▸ **RECORDED DATA**:
+===+
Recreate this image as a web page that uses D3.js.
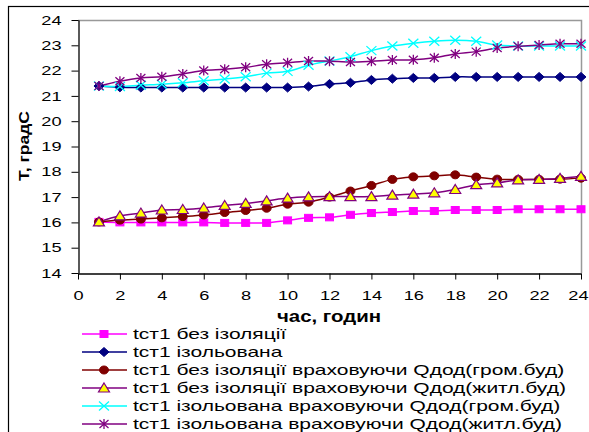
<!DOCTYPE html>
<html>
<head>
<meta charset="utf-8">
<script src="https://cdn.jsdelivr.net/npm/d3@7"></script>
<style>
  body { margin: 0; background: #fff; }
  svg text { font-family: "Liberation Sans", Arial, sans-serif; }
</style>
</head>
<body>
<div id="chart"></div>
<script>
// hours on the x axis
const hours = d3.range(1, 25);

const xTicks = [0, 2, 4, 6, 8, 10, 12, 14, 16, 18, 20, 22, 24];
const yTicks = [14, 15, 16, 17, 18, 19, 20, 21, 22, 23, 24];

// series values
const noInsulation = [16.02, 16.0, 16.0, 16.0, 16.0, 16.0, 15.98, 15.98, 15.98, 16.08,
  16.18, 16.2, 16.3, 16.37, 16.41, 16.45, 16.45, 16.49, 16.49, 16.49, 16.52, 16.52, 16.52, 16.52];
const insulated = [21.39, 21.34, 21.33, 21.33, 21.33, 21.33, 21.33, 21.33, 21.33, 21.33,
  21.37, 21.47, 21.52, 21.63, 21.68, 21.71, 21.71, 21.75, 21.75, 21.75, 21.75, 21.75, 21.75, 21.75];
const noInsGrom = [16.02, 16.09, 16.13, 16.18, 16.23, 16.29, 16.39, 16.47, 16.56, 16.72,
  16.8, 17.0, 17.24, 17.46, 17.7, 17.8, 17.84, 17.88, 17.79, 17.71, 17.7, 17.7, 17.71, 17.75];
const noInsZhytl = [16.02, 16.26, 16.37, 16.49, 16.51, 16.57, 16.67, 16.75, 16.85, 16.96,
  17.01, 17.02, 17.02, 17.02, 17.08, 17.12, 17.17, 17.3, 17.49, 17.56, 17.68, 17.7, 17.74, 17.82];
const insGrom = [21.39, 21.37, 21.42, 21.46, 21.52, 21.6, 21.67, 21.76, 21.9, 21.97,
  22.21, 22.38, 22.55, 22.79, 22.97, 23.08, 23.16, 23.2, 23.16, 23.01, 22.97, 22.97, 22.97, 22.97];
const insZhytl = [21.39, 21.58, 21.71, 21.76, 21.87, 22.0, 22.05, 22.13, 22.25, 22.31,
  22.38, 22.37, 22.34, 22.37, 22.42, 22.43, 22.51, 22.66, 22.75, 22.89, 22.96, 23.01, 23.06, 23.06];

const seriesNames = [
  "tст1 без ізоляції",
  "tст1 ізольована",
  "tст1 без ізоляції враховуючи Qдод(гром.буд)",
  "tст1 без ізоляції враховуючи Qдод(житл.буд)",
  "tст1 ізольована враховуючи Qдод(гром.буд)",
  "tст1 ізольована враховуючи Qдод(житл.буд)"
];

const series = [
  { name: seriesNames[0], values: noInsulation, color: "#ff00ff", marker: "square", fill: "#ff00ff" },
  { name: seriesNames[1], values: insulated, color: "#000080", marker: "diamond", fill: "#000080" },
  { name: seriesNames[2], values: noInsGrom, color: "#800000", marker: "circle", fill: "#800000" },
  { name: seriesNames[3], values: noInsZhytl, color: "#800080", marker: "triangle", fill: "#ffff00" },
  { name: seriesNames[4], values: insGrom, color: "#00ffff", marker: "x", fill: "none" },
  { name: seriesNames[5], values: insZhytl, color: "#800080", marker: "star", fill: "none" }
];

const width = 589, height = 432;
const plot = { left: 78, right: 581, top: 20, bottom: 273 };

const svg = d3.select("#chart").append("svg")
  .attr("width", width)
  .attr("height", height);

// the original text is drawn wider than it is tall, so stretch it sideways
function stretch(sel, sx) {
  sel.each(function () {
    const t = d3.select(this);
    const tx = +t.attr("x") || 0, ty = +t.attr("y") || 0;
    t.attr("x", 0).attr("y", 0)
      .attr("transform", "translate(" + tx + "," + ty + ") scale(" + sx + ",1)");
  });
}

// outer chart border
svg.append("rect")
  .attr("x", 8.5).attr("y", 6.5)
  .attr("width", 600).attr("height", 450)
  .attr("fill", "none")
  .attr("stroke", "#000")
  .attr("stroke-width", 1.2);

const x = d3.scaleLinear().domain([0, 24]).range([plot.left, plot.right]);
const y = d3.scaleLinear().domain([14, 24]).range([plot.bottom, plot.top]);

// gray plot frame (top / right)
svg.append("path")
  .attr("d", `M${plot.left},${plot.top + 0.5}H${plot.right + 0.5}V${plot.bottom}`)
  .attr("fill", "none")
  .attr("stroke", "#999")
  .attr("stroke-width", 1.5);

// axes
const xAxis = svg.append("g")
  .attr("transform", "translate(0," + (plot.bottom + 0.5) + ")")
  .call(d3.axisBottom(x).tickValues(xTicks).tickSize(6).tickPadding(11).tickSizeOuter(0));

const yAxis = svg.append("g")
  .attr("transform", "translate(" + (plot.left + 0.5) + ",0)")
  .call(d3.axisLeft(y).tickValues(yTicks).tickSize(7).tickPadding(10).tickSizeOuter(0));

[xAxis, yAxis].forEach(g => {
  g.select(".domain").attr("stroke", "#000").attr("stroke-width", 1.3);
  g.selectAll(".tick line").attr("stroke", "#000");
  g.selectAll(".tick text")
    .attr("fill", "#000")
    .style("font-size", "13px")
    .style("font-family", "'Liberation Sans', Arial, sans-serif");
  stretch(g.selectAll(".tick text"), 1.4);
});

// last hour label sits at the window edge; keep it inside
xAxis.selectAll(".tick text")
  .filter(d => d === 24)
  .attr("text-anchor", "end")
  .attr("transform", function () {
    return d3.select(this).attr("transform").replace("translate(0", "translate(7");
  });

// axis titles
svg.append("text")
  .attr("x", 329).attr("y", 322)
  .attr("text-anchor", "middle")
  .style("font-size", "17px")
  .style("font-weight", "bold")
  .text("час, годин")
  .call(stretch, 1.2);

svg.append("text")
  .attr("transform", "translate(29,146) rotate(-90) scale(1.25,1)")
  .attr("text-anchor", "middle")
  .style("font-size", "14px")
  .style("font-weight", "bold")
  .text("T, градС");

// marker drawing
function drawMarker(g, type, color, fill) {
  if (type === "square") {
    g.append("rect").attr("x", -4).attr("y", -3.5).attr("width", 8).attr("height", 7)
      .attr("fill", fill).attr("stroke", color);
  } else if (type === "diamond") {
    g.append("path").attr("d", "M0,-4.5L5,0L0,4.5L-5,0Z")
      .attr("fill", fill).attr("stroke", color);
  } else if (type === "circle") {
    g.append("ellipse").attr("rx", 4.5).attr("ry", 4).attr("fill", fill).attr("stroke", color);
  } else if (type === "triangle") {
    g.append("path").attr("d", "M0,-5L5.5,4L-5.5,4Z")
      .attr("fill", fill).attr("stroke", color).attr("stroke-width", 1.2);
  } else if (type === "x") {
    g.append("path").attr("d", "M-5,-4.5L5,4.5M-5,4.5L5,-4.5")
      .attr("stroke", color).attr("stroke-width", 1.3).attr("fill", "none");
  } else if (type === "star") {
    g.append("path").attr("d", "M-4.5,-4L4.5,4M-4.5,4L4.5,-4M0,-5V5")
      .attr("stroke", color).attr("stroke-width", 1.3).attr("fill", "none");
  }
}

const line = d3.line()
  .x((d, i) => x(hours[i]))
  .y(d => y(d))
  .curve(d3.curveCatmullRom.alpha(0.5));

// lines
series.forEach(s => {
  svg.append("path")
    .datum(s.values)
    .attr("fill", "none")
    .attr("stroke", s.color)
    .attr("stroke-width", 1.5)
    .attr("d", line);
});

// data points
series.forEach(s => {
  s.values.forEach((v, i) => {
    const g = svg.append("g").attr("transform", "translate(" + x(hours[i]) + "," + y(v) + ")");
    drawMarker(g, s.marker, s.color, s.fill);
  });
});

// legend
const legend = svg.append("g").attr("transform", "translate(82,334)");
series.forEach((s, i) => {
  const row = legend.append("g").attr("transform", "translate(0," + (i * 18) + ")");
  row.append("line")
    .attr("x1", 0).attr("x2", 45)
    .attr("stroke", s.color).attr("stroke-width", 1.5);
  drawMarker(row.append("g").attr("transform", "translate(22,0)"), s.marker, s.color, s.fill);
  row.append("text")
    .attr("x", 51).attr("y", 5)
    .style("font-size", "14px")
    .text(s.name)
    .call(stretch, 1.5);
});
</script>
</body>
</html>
+===+
▸ **DO THIS**:
Write down every line from the opening of the listing to the line with "22, 23, 24];", both included, and nothing else; the pictures are omitted.

▸ **ANSWER IN FULL**:
Recreate this image as a web page that uses D3.js.
<!DOCTYPE html>
<html>
<head>
<meta charset="utf-8">
<script src="https://cdn.jsdelivr.net/npm/d3@7"></script>
<style>
  body { margin: 0; background: #fff; }
  svg text { font-family: "Liberation Sans", Arial, sans-serif; }
</style>
</head>
<body>
<div id="chart"></div>
<script>
// hours on the x axis
const hours = d3.range(1, 25);

const xTicks = [0, 2, 4, 6, 8, 10, 12, 14, 16, 18, 20, 22, 24];
const yTicks = [14, 15, 16, 17, 18, 19, 20, 21, 22, 23, 24];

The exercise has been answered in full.